Albert Kounta (le porte-parole des victimes et des populations de Tombouctou) dira que les mausolées vandalisés n’ont pas seulement une dimension religieuse car ils sont aussi un facteur de cohésion sociale pour tous les Maliens. Et la destruction de ces mausolées a créé un traumatisme. Mais, a-t-il indiqué, la réparation des préjudices par la justice a transformé le désespoir et l’amertume des victimes en espoir. Ce qui a permis la résilience entre les communautés. Mais il a attiré l’attention des autorités sur le fait que le paysage architectural de Tombouctou qui faisait la fierté du monde entier demeure en souffrance. Et que des défis demeurent car les abords immédiats des mausolées, des mosquées et les bibliothèques des manuscrits sont devenus des dépôts spontanés d’ordures.

Mme Doumbia Mama Koïta (présidente du Fonds) a précisé que le fonds d’indemnisation n’est pas de la CPI. Le fonds est créé au même titre que la CPI pour la réparation des préjudices. Pour elle, la remise de l’euro symbolique restaure l’honneur et la dignité des victimes qui ont eu droit à la justice.
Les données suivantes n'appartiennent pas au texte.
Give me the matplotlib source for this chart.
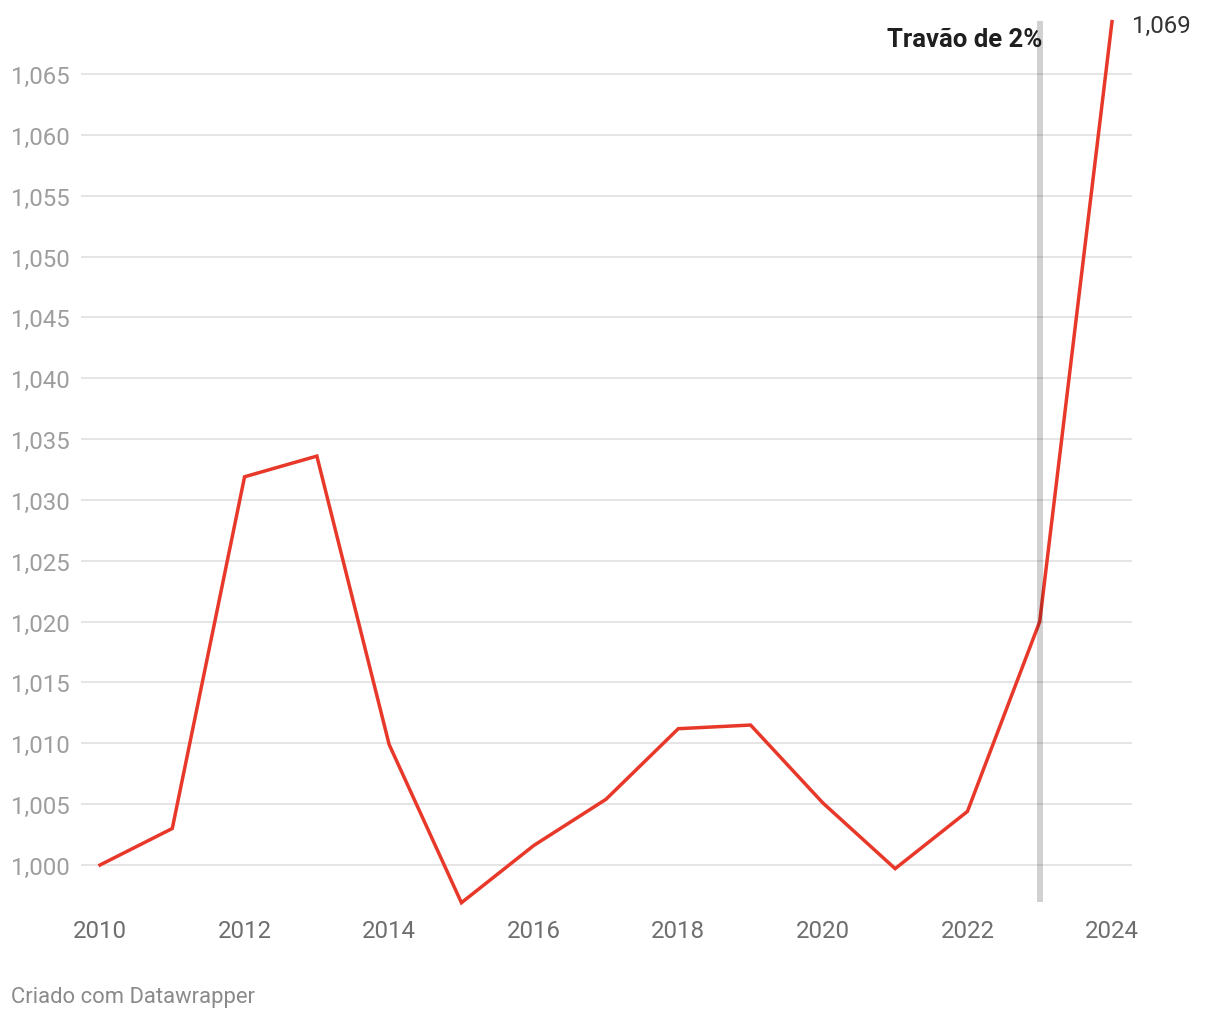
#!/usr/bin/env python3
"""Linha: evolução 2010-2024 com marcação do travão de 2%."""

import matplotlib
matplotlib.use("Agg")
import matplotlib.pyplot as plt
from matplotlib.ticker import FuncFormatter

plt.rcParams["font.family"] = ["Roboto", "DejaVu Sans"]

years = list(range(2010, 2025))
values = [1000.0, 1003.0, 1031.9, 1033.6, 1009.9, 996.9, 1001.6, 1005.4,
          1011.2, 1011.5, 1005.1, 999.7, 1004.4, 1020.0, 1069.3]
y_ticks = list(range(1000, 1066, 5))
x_ticks = list(range(2010, 2025, 2))
marker_year = 2023
marker_label = "Travão de 2%"
last_label = "1,069"

W, H = 1220, 1020
fig = plt.figure(figsize=(W / 100, H / 100), dpi=100)
# area do grafico em pixels: x 81..1132, y 22..903
ax = fig.add_axes([81 / W, 1 - 903 / H, (1132 - 81) / W, (903 - 22) / H])

px_per_unit = 12.17
ax.set_ylim(1000 - 37 / px_per_unit, 1000 + 844 / px_per_unit)
px_per_year = 72.29
ax.set_xlim(2010 - 19 / px_per_year, 2024 + 20 / px_per_year)

for t in y_ticks:
    ax.axhline(t, color="#e3e3e3", linewidth=1.3, zorder=0)

ax.plot(years, values, color="#e8382a", linewidth=2.5, zorder=3,
        solid_joinstyle="miter", clip_on=False)
ax.axvline(marker_year, color="black", alpha=0.18, linewidth=4.3, zorder=4)

ax.set_yticks(y_ticks)
ax.yaxis.set_major_formatter(FuncFormatter(lambda v, p: f"{v:,.0f}"))
ax.set_xticks(x_ticks)
ax.tick_params(axis="y", length=0, pad=8, labelsize=17.3, labelcolor="#9e9e9e")
ax.tick_params(axis="x", length=0, pad=12, labelsize=17.3, labelcolor="#6e6e6e")
for s in ax.spines.values():
    s.set_visible(False)

ax.text(marker_year + 0.04, 1000 + (866 - 40) / px_per_unit, marker_label,
        ha="right", va="center", fontsize=18.5, fontweight="bold", color="#1f1f1f")
ax.text(years[-1] + 0.28, values[-1] - 0.3, last_label, ha="left", va="center",
        fontsize=17.3, color="#333333", clip_on=False)

fig.text(11 / W, 1 - 998 / H, "Criado com Datawrapper", ha="left", va="center",
         fontsize=15.8, color="#8a8a8a")

fig.savefig("out.png", dpi=100)
plt.close(fig)
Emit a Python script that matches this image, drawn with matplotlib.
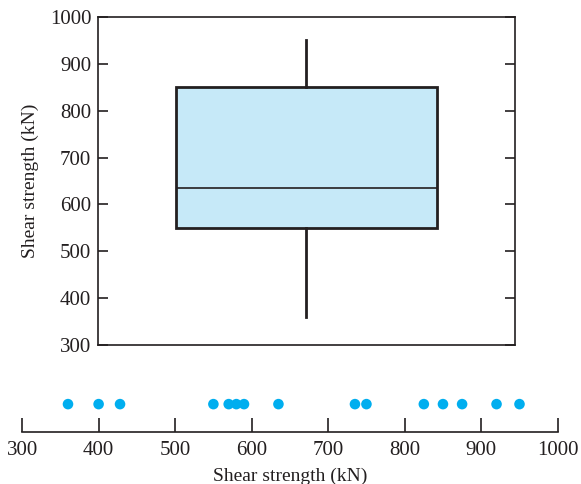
import numpy as np
import matplotlib.pyplot as plt

# shear strength observations (kN)
strength = [360, 400, 428, 550, 570, 580, 590, 635, 735, 750, 825, 850, 875, 920, 950]
ticks = [300, 400, 500, 600, 700, 800, 900, 1000]
label = 'Shear strength (kN)'

ink = '#231f20'
fill = '#c6e9f8'
dot = '#00aeef'

plt.rcParams['font.family'] = ['Liberation Serif', 'DejaVu Serif']
plt.rcParams['font.size'] = 15


def hinges(values):
    v = np.sort(values)
    n = len(v)
    half = n // 2
    lower = v[:half]
    upper = v[n - half:]
    return np.median(lower), np.median(v), np.median(upper)


def main():
    fig = plt.figure(figsize=(5.81, 4.84), dpi=100)

    # box plot
    ax = fig.add_axes([0.169, 0.287, 0.717, 0.678])
    q1, med, q3 = hinges(strength)
    stats = [{'med': med, 'q1': q1, 'q3': q3,
              'whislo': min(strength), 'whishi': max(strength), 'fliers': []}]
    ax.bxp(stats, positions=[1], widths=1.25, patch_artist=True, showcaps=False,
           boxprops=dict(facecolor=fill, edgecolor=ink, linewidth=2),
           whiskerprops=dict(color=ink, linewidth=2),
           medianprops=dict(color=ink, linewidth=1.2))
    ax.set_xlim(0, 2)
    ax.set_ylim(300, 1000)
    ax.set_yticks(ticks)
    ax.set_xticks([])
    ax.tick_params(axis='y', direction='in', left=True, right=True, length=7,
                   width=1.2, color=ink, labelcolor=ink, pad=5)
    for s in ax.spines.values():
        s.set_linewidth(1.2)
        s.set_color(ink)
    ax.set_ylabel(label, color=ink, fontsize=14, labelpad=8)

    # dot plot
    bx = fig.add_axes([0.038, 0.107, 0.922, 0.087])
    bx.scatter(strength, [0.667] * len(strength), s=58, color=dot, zorder=3,
               clip_on=False, edgecolors='none')
    bx.set_xlim(300, 1000)
    bx.set_ylim(0, 1)
    bx.set_xticks(ticks)
    bx.set_yticks([])
    for side in ['top', 'left', 'right']:
        bx.spines[side].set_visible(False)
    bx.spines['bottom'].set_linewidth(1.2)
    bx.spines['bottom'].set_color(ink)
    bx.tick_params(axis='x', direction='in', length=10, width=1.2, color=ink,
                   labelcolor=ink, pad=6)
    bx.patch.set_alpha(0)
    bx.set_xlabel(label, color=ink, fontsize=14, labelpad=6)

    fig.savefig('out.png', dpi=100)


if __name__ == '__main__':
    main()
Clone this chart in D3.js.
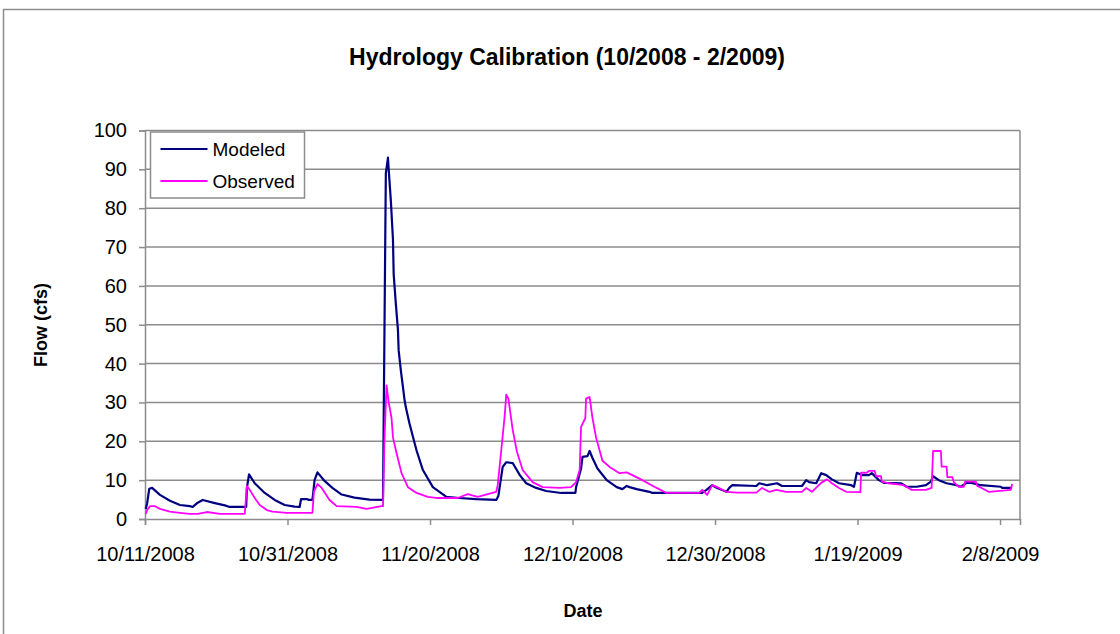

Elle a rendu hommage à la procureure Fatou Bensouda pour avoir défendu les victimes des destructions des mausolées. Elle a fait savoir que les victimes doivent être associées au projet de société. Elle a souhaité que la communauté internationale s’engage aux côtés des victimes.

Xing Qu, le directeur général adjoint de l’Unesco a affirmé que la cérémonie est un jour d’hommage aux victimes après la destruction des mausolées car les crimes ne sont pas restés impunis. Il y a eu la condamnation par la CPI d’Ahmad Al Faqi Al Mahdi. Et cela, grâce à la mobilisation du peuple malien et la communauté internationale. Il a salué l’effort du gouvernement malien pour avoir mis la promotion de la culture au cœur de ses priorités.